You believe you make decisions based on facts, evidence, and common sense. This does not guarantee that your decisions are always correct.
Have you ever considered that two things can be true at the same time? In this case, that the COVID virus could have accidentally leaked from the Wuhan Institute of Virology but also because of natural zoonotic transmission?
I previously mentioned consensus generally favors a natural zoonotic origin. You asked what consensus. One would hope that to conclude that the COVID pandemic is the result of the Wuhan lab leak you would have investigated other possibilities and therefore known that the leading consensus among major health organizations, including the World Health Organization is that COVID is of zoonotic origin. Zoonotic spillover is also the consensus of the scientific community at large.
COVID is a virus like SARS, MERS, and Ebola, and the vast majority of emerging infectious diseases in human history are zoonotic. The virus "Monkeypox" or Mpox was first identified in captive monkeys used for research in 1958. But there are also many viruses resulting from accidental laboratory escapes, such as the Russian Flu and the Marburg virus, and many other viruses.
I don't "believe" that I make decisions based facts, evidence, and common sense. That's literally what I do. I follow the facts wherever they lead. And I've said things on this board that probably everyone at some point has disagreed with.
I've never said I'm always correct. I'm not. That is a straw man. I've been wrong about a lot of things. I change my mind all the time. Like about Trump. I devoted an entire thread to tracking how badly I thought he would lose in 2016, using the fact that the majority of primary votes went to other candidates. And we see how that prediction turned out.
Regarding Covid, why would you place any stock in the "consensus" when they were so incredibly dishonest and so wrong about the pandemic? I knew nothing about pandemics before Covid. When I started listening to the unbiased experts, I learned so much. And a lot of what I learned conflicted with the "consensus."
A refresher:
- Fauci treated Covid the same way he treated HIV and AIDS when it first developed. Do you remember how he and the "consensus" tried to tell us it was not a gay disease and that everyone had the same risk? That was a lie. Just like with Covid, there was a discreet group of people at risk: people having gay/anal sex, intravenous drug users, people getting blood transfusions, and people with third world health immune systems.
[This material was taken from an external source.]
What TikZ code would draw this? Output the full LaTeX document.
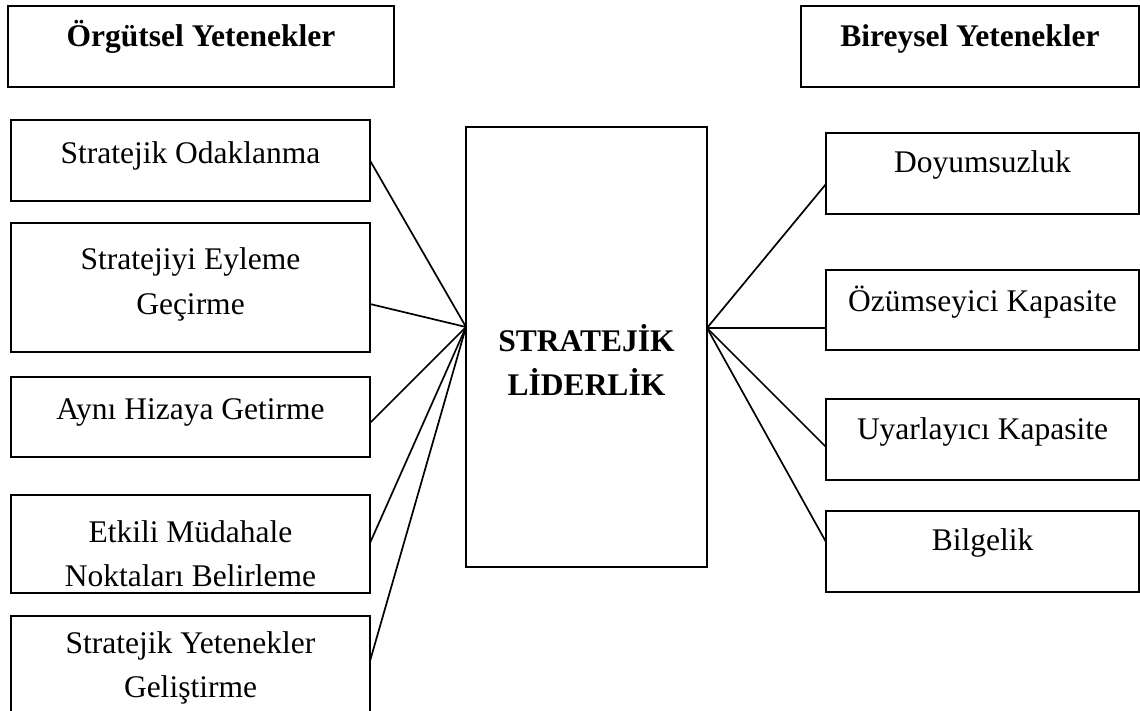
\documentclass[tikz,border=0pt]{standalone}
\usepackage{fontspec}
\setmainfont{Liberation Serif}
\usetikzlibrary{calc}
\tikzset{
  box/.style={draw=black, line width=2pt, rectangle, inner sep=0pt, outer sep=0pt},
  lbl/.style={font=\fontsize{31.5}{44}\selectfont, anchor=base, inner sep=0pt, align=center},
  hdr/.style={lbl, font=\fontsize{31.5}{44}\selectfont\bfseries},
  link/.style={draw=black, line width=1.7pt}
}
\newcommand\mybox[5]{%
  \node[box, minimum width={(#4-#2)*1pt}, minimum height={(#5-#3)*1pt}] (#1) at ({(#2+#4)/2},{(#3+#5)/2}) {};}
\begin{document}
\begin{tikzpicture}[x=1pt,y=-1pt]
\useasboundingbox (0,0) rectangle (1140,711);
% header boxes
\mybox{hl}{8}{6}{394}{87}
\mybox{hr}{801}{6}{1139}{87}
\node[hdr] (thl) at (201,47) {Örgütsel Yetenekler};
\node[hdr] (thr) at (970,47) {Bireysel Yetenekler};
% left boxes
\mybox{l1}{11}{120}{370}{201}
\mybox{l2}{11}{223}{370}{352}
\mybox{l3}{11}{377}{370}{457}
\mybox{l4}{11}{495}{370}{593}
\mybox{l5}{11}{616}{370}{720}
\node[lbl] (tl1) at (190.5,164) {Stratejik Odaklanma};
\node[lbl] (tl2) at (190.5,314) {Stratejiyi Eyleme\\Geçirme};
\node[lbl] (tl3) at (190.5,419) {Aynı Hizaya Getirme};
\node[lbl] (tl4) at (190.5,586) {Etkili Müdahale\\Noktaları Belirleme};
\node[lbl] (tl5) at (190.5,697) {Stratejik Yetenekler\\Geliştirme};
% center box
\mybox{c}{466}{127}{707}{567}
\node[hdr] (tc) at (586.5,395) {STRATEJİK\\LİDERLİK};
\coordinate (cl) at (466,327);
\coordinate (cr) at (707,328);
% right boxes
\mybox{r1}{826}{133}{1139}{214}
\mybox{r2}{826}{270}{1139}{350}
\mybox{r3}{826}{399}{1139}{480}
\mybox{r4}{826}{511}{1139}{592}
\node[lbl] (tr1) at (982.5,173) {Doyumsuzluk};
\node[lbl] (tr2) at (982.5,311) {Özümseyici Kapasite};
\node[lbl] (tr3) at (982.5,439) {Uyarlayıcı Kapasite};
\node[lbl] (tr4) at (982.5,550) {Bilgelik};
% connectors
\draw[link] (l1.east) -- (cl);
\draw[link] ([yshift=-16.5pt]l2.east) -- (cl);
\draw[link] ([yshift=-6pt]l3.east) -- (cl);
\draw[link] ([yshift=1pt]l4.east) -- (cl);
\draw[link] ([yshift=7pt]l5.east) -- (cl);
\draw[link] (cr) -- ([yshift=-10.5pt]r1.west);
\draw[link] (cr) -- ([yshift=-18pt]r2.west);
\draw[link] (cr) -- ([yshift=-7.5pt]r3.west);
\draw[link] (cr) -- ([yshift=9.5pt]r4.west);
\end{tikzpicture}
\end{document}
- They did the same thing with Covid. Covid (as a deadly virus) targeted discreet groups: the elderly with comorbidites, the obese, and immuno-comprmised people. It was lethal for those groups. For everyone else, it was largely like the cold or flu. My first clue that we were overstating the risk was when the study first came out in Italy (?) where the average age of people dying was over 80. Then the people dying here early on were in nursing homes.
- The "consensus" cooked the books regarding the death toll, where people who died "with" Covid were listed as dying "from" Covid.
- I learned that kids are not effective transmitters of the virus and do not get seriously ill or die from it. Minuscule numbers. So we should have never shut down the schools.
- I learned that when a virus is out in the community, lockdowns are ineffective. So we should not have shut down the country, even though the "consensus" said we should. Remember 14 days to slow the spread?
- I learned that natural immunity was as or more effective than the vaccines, despite what the "consensus" said.
- I learned that the lockdowns interfered with herd immunity, which actually made the pandemic last longer.
- I listened while people from the CDC, to talking heads, to the POTUS lied to us and said the vaccines would stop the spread of the virus.
- I heard Facui and the "consensus" tell us that masks would stop the spread of the virus. Wrong.
- I watched while they tried to force essentially the entire country to take an experimental vaccine, when that vaccine neither stopped you from catching nor spreading the virus.
- I heard the "consensus" tell us that six feet of social distancing was required and based on science, only to later learn that they pulled six feet out of their rear end, that effective social distancing was more like about 30 feet, and they picked 6 because it would be easier to sell to the public.
- I saw how Fauci and his gangsters tried to censor anything that contradicted their narrative. And now we see exactly why he wanted a pardon.
There is more, but given this, why in God's name would I give any credence to the "consensus"?
I don't think there is anything wrong with looking at the consensus, but you still have to think for yourself and see if what they are saying makes sennse. For example, a friend of mine who actually recently passed away was mad at me during the pandemic because she said that we had a crisis in Hawaii with Covid patients being quarantined, taking up hospital space, and that we only had about 500 ventilators in the entire state. (Her husband is a doctor.). When I asked how many Covid patients are actually using ventilators, she lost her mind, started telling me "you're not a doctor," etc. I said: "yeah, but I did stay at a Holiday Inn Express last night." That didn't go over too well.

. The point was: how could the limited number of ventilators be a crisis unless they were actually being monopolized by Covid patients.
But I digress. If you actually look at the evidence and think about this logically it's hard to come any other reasonable conclusion.